May is a great time to see new art in Iceland. In most places, graduation exhibitions are tucked away in art schools and universities. Not so in Iceland! On May 6, the MA Degree show by Design and Fine Art students of Iceland Academy of the Arts opened at Gerðarsafn – Kópavogur Art Museum. The freshness, range and innovativeness of the works on show was impressive. Standout works for Carol included a work devoted to the applications of Icelandic wool in a sustainable future, a drawing work entitled 7,182kg by Ásgrímur Þórhallson, a sculpture titled Weathered steel, clay by Mia Van Veen, and a quirky video performance work.
A week later, on 13 May, the Bachelor of Arts degree show opened at Hafnarhús (Reykjavík Art Gallery’s contemporary art venue). This much bigger exhibition spanned several floors of the gallery and included works by students of Fine Art, Visual Communication, Architecture, Fashion Design and Product Design. The sense of energy was palpable, as graduating students (often seen bearing small bouquets) mingled with viewers eager to see their work and chat with the artists. The presence of a number of interactive and performance works added to the buzz; in one room a live tattooing event was taking place; at one end of the huge atrium a painter worked expressionistically while at the other end a sombre faced, near naked woman crawled interminably on a slow treadmill.
The variety of approaches to installation of the art was also refreshing. The walls of the gallery where the Product Design works were on display for example were painted black, and the show was cast in darkness apart from the lights that illuminated various pieces. This had the effect of creating, within a limited space, distinct spaces that allowed the viewer to focus her attention on the separate pieces. A standout work here was Hrefna Sigurðardóttir’s piece devoted to Iceland’s marshes. It comprised a number of elements – a set of brushes reminiscent of Chinese and Japanese calligraphy brushes made from the angelica stems and the cottongrass that grows in the marshes, colour charts painted with varying tones and densities of marsh mud, and a wall mounted video that shows the artist bathing in the (freezing cold) mud of the marsh as if it were a beauty or health treatment. This work had a message: why can’t we appreciate the marshes for what they are? Viewers learn that the desire to make use of them is problematic. They were mostly drained so the land could be used for agriculture, but in fact that seldom eventuated. The consequence is that the drained land now accounts for 70% of Iceland’s carbon emissions.
Other Reykjavík gallery highlights
Of the other exhibitions Carol visited in Reykjavík, especially impressive were the retrospective of Icelandic artist, Louisa Matthíasdóttir, titled Calm, at Reykjavík Art Museum – Kjarvalsstaðir.
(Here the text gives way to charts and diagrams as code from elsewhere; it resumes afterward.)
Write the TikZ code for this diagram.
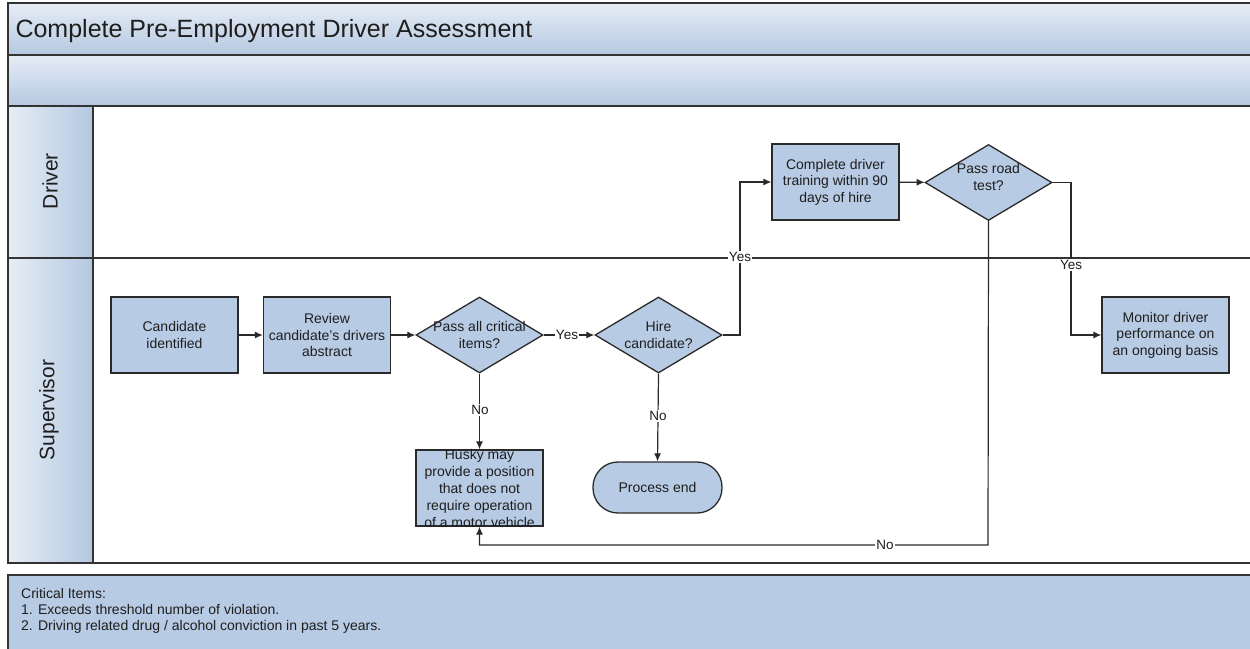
\documentclass[tikz,border=0pt]{standalone}
\usepackage{fontspec}
\setmainfont{Liberation Sans}
\usetikzlibrary{shapes.geometric,arrows.meta,calc}
\definecolor{boxfill}{HTML}{B8CBE4}
\definecolor{hdrlight}{HTML}{E6EDF6}
\definecolor{hdrdark}{HTML}{B5C8E1}
\definecolor{linec}{HTML}{2A2A2A}
\definecolor{framec}{HTML}{333333}
\definecolor{txt}{HTML}{1E1E1E}
\begin{document}
\begin{tikzpicture}[x=1pt,y=-1pt,
  box/.style={draw=linec,line width=1.3pt,fill=boxfill,minimum width=127pt,minimum height=76pt,inner sep=0pt,align=center,font=\fontsize{14}{16.5}\selectfont,text=txt},
  dia/.style={diamond,draw=linec,line width=1.3pt,fill=boxfill,minimum width=127pt,minimum height=76pt,inner sep=0pt},
  term/.style={draw=linec,line width=1.3pt,fill=boxfill,minimum width=129pt,minimum height=51pt,rounded corners=25pt,inner sep=0pt,align=center,font=\fontsize{14}{16.5}\selectfont,text=txt},
  conn/.style={draw=linec,line width=1.2pt,-{Latex[length=8pt,width=7pt]}},
  lbl/.style={fill=white,inner sep=1pt,font=\fontsize{13.5}{15}\selectfont,text=txt},
  intext/.style={align=center,font=\fontsize{14}{17}\selectfont,text=txt,inner sep=0pt},
  lanelbl/.style={rotate=90,font=\fontsize{21}{24}\selectfont,text=txt},
  frameline/.style={draw=framec,line width=1.5pt}
]
\useasboundingbox (0,0) rectangle (1250,648);
\fill[white] (0,0) rectangle (1250,648);
\begin{scope}
\clip (0,0) rectangle (1250,648);
% title bands
\shade[top color=hdrlight,bottom color=hdrdark] (8,3) rectangle (1262,55);
\shade[top color=hdrlight,bottom color=hdrdark] (8,55) rectangle (1262,106);
% lane headers
\shade[left color=hdrlight,right color=hdrdark] (8,106) rectangle (93,258);
\shade[left color=hdrlight,right color=hdrdark] (8,258) rectangle (93,563);
% notes box
\fill[boxfill] (8,575) rectangle (1262,660);
\draw[draw=framec,line width=1.2pt] (1262,575) -- (8,575) -- (8,660);
% frame lines
\draw[frameline] (1262,3) -- (8,3) -- (8,563) -- (1262,563);
\draw[frameline] (8,55) -- (1262,55);
\draw[frameline] (8,106) -- (1262,106);
\draw[frameline] (8,258) -- (1262,258);
\draw[frameline] (93,106) -- (93,563);
\end{scope}

\node[anchor=base west,font=\fontsize{25}{28}\selectfont,text=txt] (title) at (12,37) {Complete Pre-Employment Driver Assessment};
\node[lanelbl] (ldriver) at (50,181) {Driver};
\node[lanelbl] (lsup) at (49,410) {Supervisor};
\node[anchor=north west,align=left,inner sep=0pt,font=\fontsize{14}{16}\selectfont,text=txt] (notes) at (21,588) {Critical Items:\\1. Exceeds threshold number of violation.\\2. Driving related drug / alcohol conviction in past 5 years.};

% nodes
\node[box] (cand) at (174.5,335) {Candidate\\identified};
\node[box] (rev) at (327,335) {Review\\candidate's drivers\\abstract};
\node[dia] (d1) at (479.5,335) {};
\node[intext] (d1t) at (d1.center) {Pass all critical\\items?};
\node[dia] (hire) at (658.5,335) {};
\node[intext] (hiret) at (hire.center) {Hire\\candidate?};
\node[box] (husky) at (479.5,488) {};
\node[intext] (huskyt) at (husky.center) {Husky may\\provide a position\\that does not\\require operation\\of a motor vehicle};
\node[term] (pend) at (657.5,487.5) {Process end};
\node[box] (train) at (835.5,182) {Complete driver\\training within 90\\days of hire};
\node[dia] (road) at (988.5,182.5) {};
\node[intext] (roadt) at ($(road.center)+(0,-6)$) {Pass road\\test?};
\node[box] (mon) at (1165.5,335) {Monitor driver\\performance on\\an ongoing basis};

% coordinates for bends
\coordinate (c1) at (740,335);
\coordinate (c2) at (1071,182.5);
\coordinate (c3) at (988,545);

% connectors
\draw[conn] (cand) -- (rev);
\draw[conn] (rev) -- (d1);
\draw[conn] (d1.east) -- (hire.west);
\draw[conn] (hire.east) -- (c1) |- (train.west);
\draw[conn] (train) -- (road);
\draw[conn] (road.east) -- (c2) |- (mon.west);
\draw[conn] (road.south) -- (c3) -| (husky.south);
\draw[conn] (d1.south) -- (husky.north);
\draw[conn] (hire.south) -- (pend.north);

% connector labels
\node[lbl] (y1) at (567,335) {Yes};
\node[lbl] (y2) at (740,257) {Yes};
\node[lbl] (y3) at (1071,265) {Yes};
\node[lbl] (n1) at (480,410) {No};
\node[lbl] (n2) at (658,416) {No};
\node[lbl] (n3) at (885,545) {No};
\end{tikzpicture}
\end{document}
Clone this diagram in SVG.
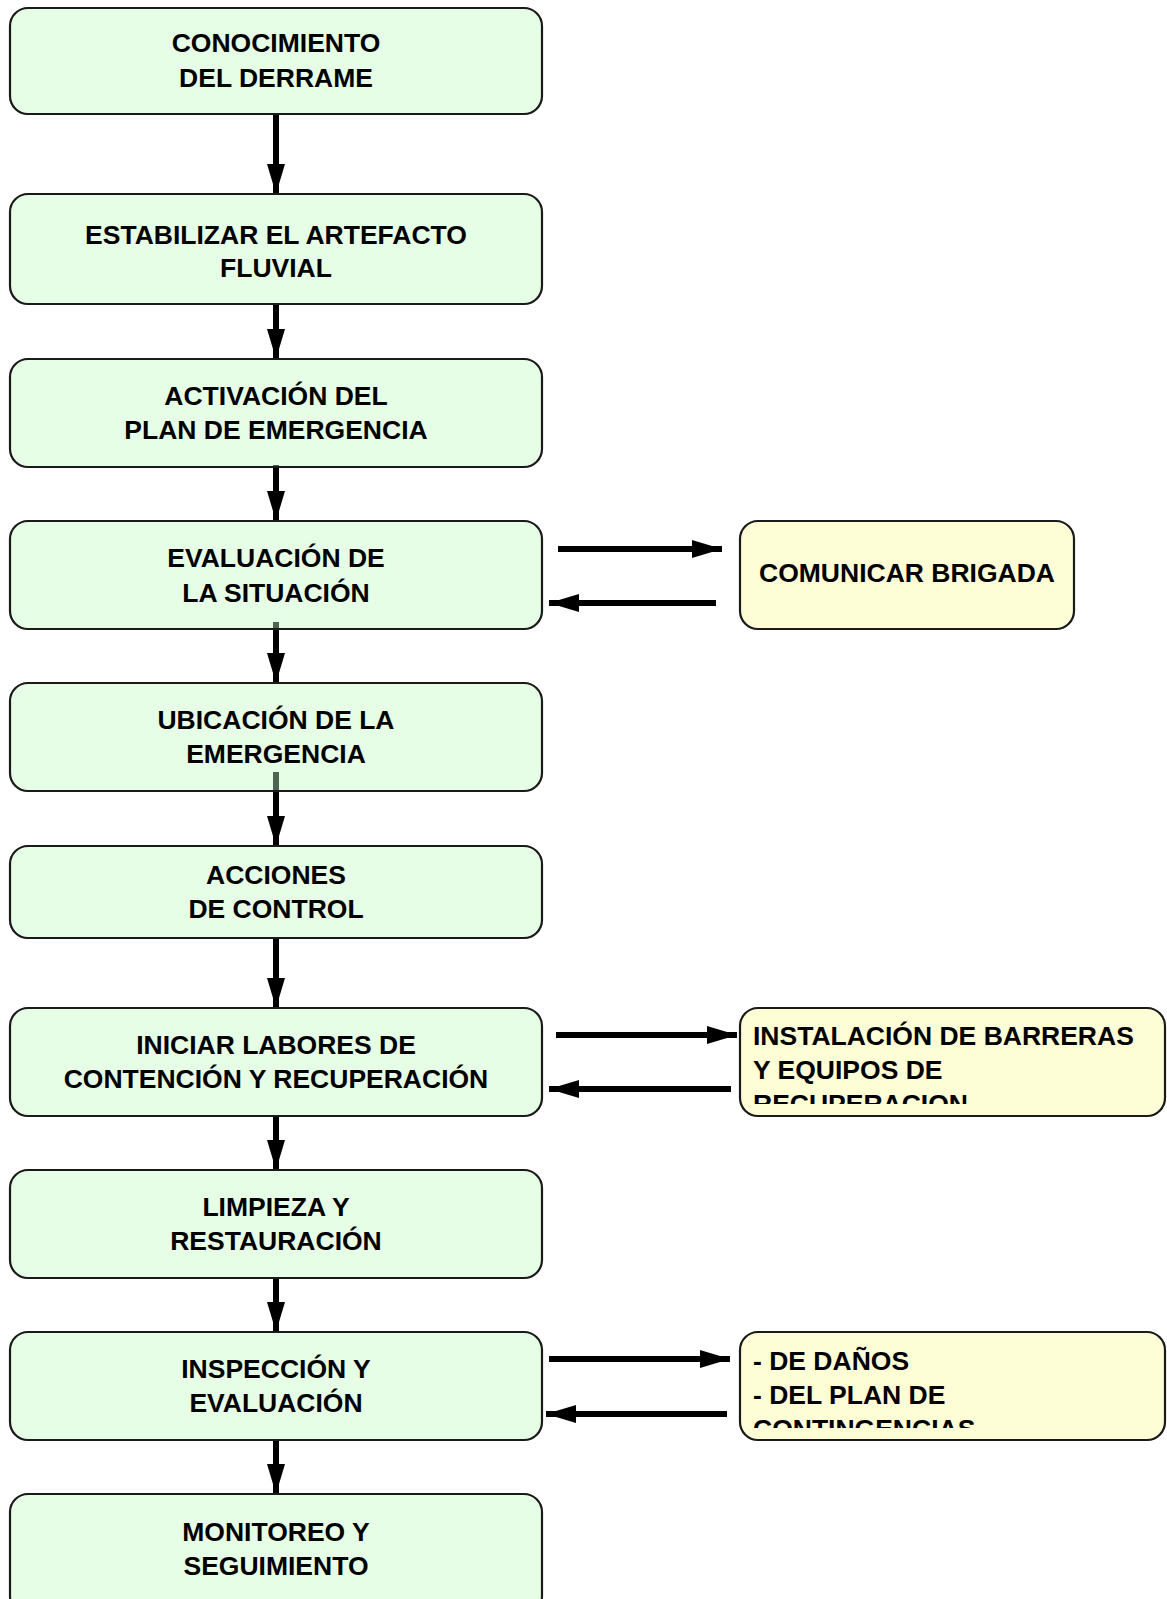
<svg xmlns="http://www.w3.org/2000/svg" width="1167" height="1599" viewBox="0 0 1167 1599">
  <style>
    .step { fill: #e6fde6; stroke: #1a1a1a; stroke-width: 2.2; }
    .side { fill: #fdfdd6; stroke: #1a1a1a; stroke-width: 2.2; }
    .lbl { font-family: "Liberation Sans", Arial, sans-serif; font-weight: bold; font-size: 26.5px; fill: #000; }
    .c { text-anchor: middle; }
    .wire { stroke: #000; stroke-width: 6; fill: none; }
    .tail { stroke: #4e6352; stroke-width: 6; fill: none; }
  </style>
  <defs>
    <marker id="head" viewBox="0 0 30 18" refX="30" refY="9" markerWidth="30" markerHeight="18" markerUnits="userSpaceOnUse" orient="auto">
      <path d="M0,0 L30,9 L0,18 Z" fill="#000"/>
    </marker>
    <clipPath id="clipInst"><rect x="740" y="1008" width="426" height="96"/></clipPath>
    <clipPath id="clipDan"><rect x="740" y="1332" width="426" height="96"/></clipPath>
  </defs>

  <rect width="1167" height="1599" fill="#fff"/>

  <!-- connectors -->
  <g id="connectors">
    <line class="wire" x1="276" y1="114" x2="276" y2="194" marker-end="url(#head)"/>
    <line class="wire" x1="276" y1="304" x2="276" y2="359" marker-end="url(#head)"/>
    <line class="wire" x1="276" y1="467" x2="276" y2="521" marker-end="url(#head)"/>
    <line class="wire" x1="276" y1="629" x2="276" y2="683" marker-end="url(#head)"/>
    <line class="wire" x1="276" y1="791" x2="276" y2="846" marker-end="url(#head)"/>
    <line class="wire" x1="276" y1="938" x2="276" y2="1008" marker-end="url(#head)"/>
    <line class="wire" x1="276" y1="1116" x2="276" y2="1170" marker-end="url(#head)"/>
    <line class="wire" x1="276" y1="1278" x2="276" y2="1332" marker-end="url(#head)"/>
    <line class="wire" x1="276" y1="1440" x2="276" y2="1494" marker-end="url(#head)"/>

    <line class="wire" x1="558" y1="549" x2="722" y2="549" marker-end="url(#head)"/>
    <line class="wire" x1="716" y1="603" x2="549" y2="603" marker-end="url(#head)"/>
    <line class="wire" x1="556" y1="1035" x2="737" y2="1035" marker-end="url(#head)"/>
    <line class="wire" x1="731" y1="1089" x2="549" y2="1089" marker-end="url(#head)"/>
    <line class="wire" x1="549" y1="1359" x2="730" y2="1359" marker-end="url(#head)"/>
    <line class="wire" x1="727" y1="1414" x2="546" y2="1414" marker-end="url(#head)"/>
  </g>

  <!-- main sequence -->
  <g id="n1"><rect class="step" x="10" y="8" width="532" height="106" rx="18"/>
    <text class="lbl c" x="276" y="52">CONOCIMIENTO</text><text class="lbl c" x="276" y="87">DEL DERRAME</text></g>
  <g id="n2"><rect class="step" x="10" y="194" width="532" height="110" rx="18"/>
    <text class="lbl c" x="276" y="244">ESTABILIZAR EL ARTEFACTO</text><text class="lbl c" x="276" y="277">FLUVIAL</text></g>
  <g id="n3"><rect class="step" x="10" y="359" width="532" height="108" rx="18"/>
    <text class="lbl c" x="276" y="405">ACTIVACIÓN DEL</text><text class="lbl c" x="276" y="439">PLAN DE EMERGENCIA</text></g>
  <g id="n4"><rect class="step" x="10" y="521" width="532" height="108" rx="18"/>
    <text class="lbl c" x="276" y="567">EVALUACIÓN DE</text><text class="lbl c" x="276" y="602">LA SITUACIÓN</text></g>
  <g id="n5"><rect class="step" x="10" y="683" width="532" height="108" rx="18"/>
    <text class="lbl c" x="276" y="729">UBICACIÓN DE LA</text><text class="lbl c" x="276" y="763">EMERGENCIA</text></g>
  <g id="n6"><rect class="step" x="10" y="846" width="532" height="92" rx="18"/>
    <text class="lbl c" x="276" y="884">ACCIONES</text><text class="lbl c" x="276" y="918">DE CONTROL</text></g>
  <g id="n7"><rect class="step" x="10" y="1008" width="532" height="108" rx="18"/>
    <text class="lbl c" x="276" y="1054">INICIAR LABORES DE</text><text class="lbl c" x="276" y="1088">CONTENCIÓN Y RECUPERACIÓN</text></g>
  <g id="n8"><rect class="step" x="10" y="1170" width="532" height="108" rx="18"/>
    <text class="lbl c" x="276" y="1216">LIMPIEZA Y</text><text class="lbl c" x="276" y="1250">RESTAURACIÓN</text></g>
  <g id="n9"><rect class="step" x="10" y="1332" width="532" height="108" rx="18"/>
    <text class="lbl c" x="276" y="1378">INSPECCIÓN Y</text><text class="lbl c" x="276" y="1412">EVALUACIÓN</text></g>
  <g id="n10"><rect class="step" x="10" y="1494" width="532" height="120" rx="18"/>
    <text class="lbl c" x="276" y="1541">MONITOREO Y</text><text class="lbl c" x="276" y="1575">SEGUIMIENTO</text></g>

  <!-- connector tails showing through the step boxes -->
  <g id="tails">
    <line class="tail" x1="276" y1="465" x2="276" y2="466"/>
    <line class="tail" x1="276" y1="622" x2="276" y2="628"/>
    <line class="tail" x1="276" y1="772" x2="276" y2="790"/>
  </g>

  <!-- side boxes -->
  <g id="s1"><rect class="side" x="740" y="521" width="334" height="108" rx="18"/>
    <text class="lbl c" x="907" y="582">COMUNICAR BRIGADA</text></g>
  <g id="s2"><rect class="side" x="740" y="1008" width="425" height="108" rx="18"/>
    <g clip-path="url(#clipInst)">
      <text class="lbl" x="753" y="1045">INSTALACIÓN DE BARRERAS</text>
      <text class="lbl" x="753" y="1079">Y EQUIPOS DE</text>
      <text class="lbl" x="753" y="1113">RECUPERACION</text>
    </g></g>
  <g id="s3"><rect class="side" x="740" y="1332" width="425" height="108" rx="18"/>
    <g clip-path="url(#clipDan)">
      <text class="lbl" x="753" y="1370">- DE DAÑOS</text>
      <text class="lbl" x="753" y="1404">- DEL PLAN DE</text>
      <text class="lbl" x="753" y="1438">CONTINGENCIAS</text>
    </g></g>
</svg>
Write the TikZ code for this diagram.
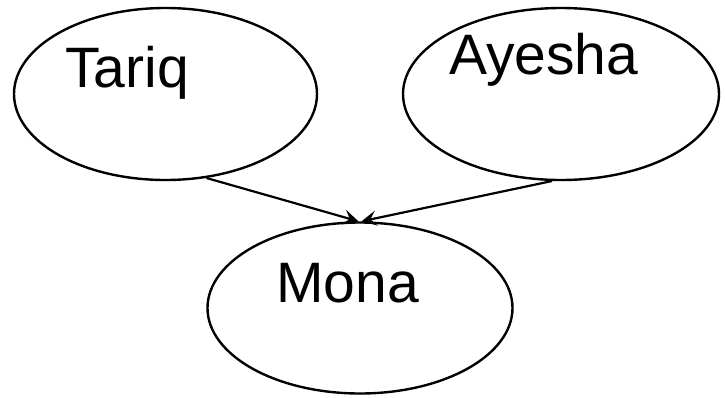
\documentclass[tikz,border=0pt]{standalone}
\usepackage{fontspec}
\setmainfont{Liberation Sans}
\usetikzlibrary{shapes.geometric,arrows.meta}
\begin{document}
\begin{tikzpicture}[x=1pt,y=-1pt,
  person/.style={ellipse,draw,line width=2.4pt,inner sep=0pt},
  persname/.style={anchor=base west,inner sep=0pt,font=\fontsize{57}{60}\selectfont},
  link/.style={line width=2.2pt,-{Stealth[length=15pt,width=15pt,inset=6pt]}}]
  \useasboundingbox (0,0) rectangle (725,397);
  % people
  \node[person,minimum width=303pt,minimum height=172pt] (tariq) at (165.5,94) {};
  \node[person,minimum width=316pt,minimum height=172pt] (ayesha) at (561,94) {};
  \node[person,minimum width=305pt,minimum height=171pt] (mona) at (360,308) {};
  % names
  \node[persname] (tariqname) at (65,87) {Tariq};
  \node[persname] (ayeshaname) at (449,74) {Ayesha};
  \node[persname] (monaname) at (276,302) {Mona};
  % relations
  \draw[link] (tariq.-64) -- (mona.91);
  \draw[link] (ayesha.-96) -- (mona.89);
\end{tikzpicture}
\end{document}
Her bold brushwork and use of colour, and the confidence of her self-portraits, are a delight.
Also, the depiction of the Icelandic landscape found in the works of Jóhannes Sveinsson Kjarval, in whose honour the museum is named, was inspiring. A wall text noted that his works had a great influence on local perceptions of Iceland. Remarkable is the manner in which the dense network of brushstrokes captures the scarred surface of igneous rock and the complex hues of mosses while emphasising the weighty power and grandeur of this spectacular environment.
Two new exhibitions opened at Hafnarborg on 27 May
On the ground floor was an exhibition of poetic drawing-based work titled Without dreams all is dead (the title borrows a line from a poem by Nobel laureate Halldór Laxness) which consists of the work of two Icelandic artists – one who is resident in Montreal (Una Lorenzen), the other lives in California (Sara Gunnarsdóttir). Una Lorenzen’s part of the exhibition spans drawing and animation while Sara Gunnarsdóttir’s consists of framed embroidery works accompanied by a cabinet of journal drawings.
The new exhibition on the first floor of Hafnarborg, titled Land Seen: In the footsteps of Einer Falur Ingólfsson, also functions as a dialogue, this time between an Icelandic photographer and a long dead Danish illustrator. The photographer describes the relationship thus: “For three years, from 2014 to 2016, the Danish artist Johannes Larsen (1867-1961) was my guide while travelling around and photographing Iceland. Larsen was in Iceland during the summers of 1927 and 1930 and made over 300 drawings of sites mentioned in the Sagas of the Icelanders for a three-volume edition of the sagas to be published by the Danish Press Gyldendal between 1930 and 1932. Almost ninety years later, I followed in Larsen’s footsteps, working with a large sheet film camera in many of the same places he visited.”